9- Le Renouveau avait promis la modernisation de l’administration publique. Au Cameroun, seul le passeport se fait en 24 heures avec une qualité de service fort appréciable. L’on se demande comment est-ce que le commissaire de police qui gère ce service peut être aussi bête dans un contexte où tout le monde broute là où il est attaché.

Il faut s’attendre à ce qu’on le vire pour nommer un vrai fonctionnaire du Renouveau qui vous demande à distance si il/elle mange votre bonjour. Un vrai fonctionnaire du Renouveau ne rate pas les messes et ne saute pas les prières.

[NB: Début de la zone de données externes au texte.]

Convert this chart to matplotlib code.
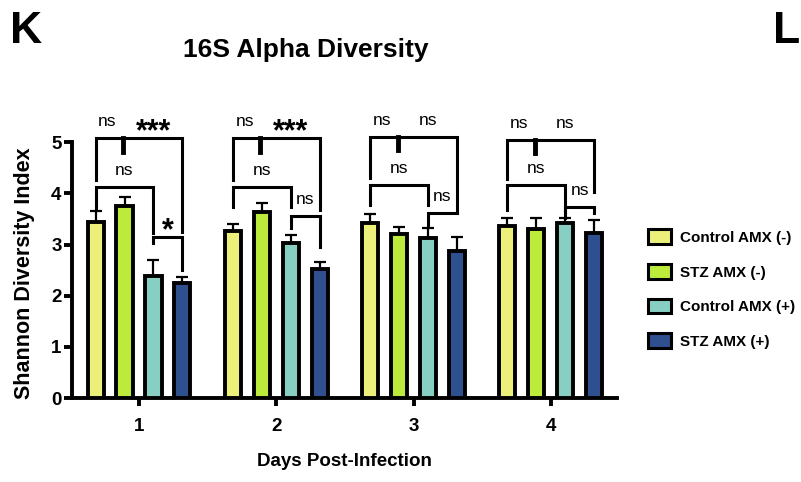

Il/elle construit même les églises et autres mosquées mais, il ou elle ne connaît pas la pitié.

Il ou elle ne connaît tout simplement pas Dieu. Car, l’administration publique est devenue le marché où tout a un prix. Le clientélisme et la corruption sont devenus le principe de l’ascension sociale. C’est à prendre ou à laisser.

10- Le Renouveau avait promis de travailler avec les partenaires sociaux (patrons, associations, syndicats). Par exemple, la loi sur les syndicats avait été promise dans la vague de la libéralisation en 1990 en même temps que la loi sur les partis politiques et sur la communication.

En 2024, on attend toujours. Le Renouveau ne veut pas les revendications, ce qui est un mépris pour les partenaires sociaux. La Constitution a consacré le Conseil économique et social pour jouer ce rôle. Or, depuis que je suis né, le Conseil économique et social n’a jamais siégé pourtant, il consomme un budget d’environ FCFA 3-5 milliards chaque année.

C’est la plus grande arnaque du Renouveau qui préfère traiter de façon cloisonnée avec chaque partenaire social. Jamais de concertation. Par conséquent, les politiques publiques ne sont ni pertinentes ni efficaces parce qu’en constant décalage avec les besoins des populations.

En définitive, la littérature a retenu les méthodes du Renouveau comme étant « l’actualisation de la langue de bois ». Je ne veux pas citer le nom de l’auteur pour ne pas l’embarrasser dans la mesure où, bien qu’il soit un éminent scientifique, il est malheureusement le grand communiquant du Renouveau.

L’on retiendra que le Renouveau se résume en ces mots : « Je vous verrai. » C’est finalement sous cette promesse que les citoyens vivent, espérant un lendemain meilleur qui ne vient toujours pas depuis 42 ans. Au contraire, les choses s’empirent du jour au lendemain, faisant craindre le pire à beaucoup.

Dieu sauve le Cameroun sous le Renouveau !

Louis-Marie Kakdeu, MPA, PhD & HDR

Deuxième Vice-Président National du SDF.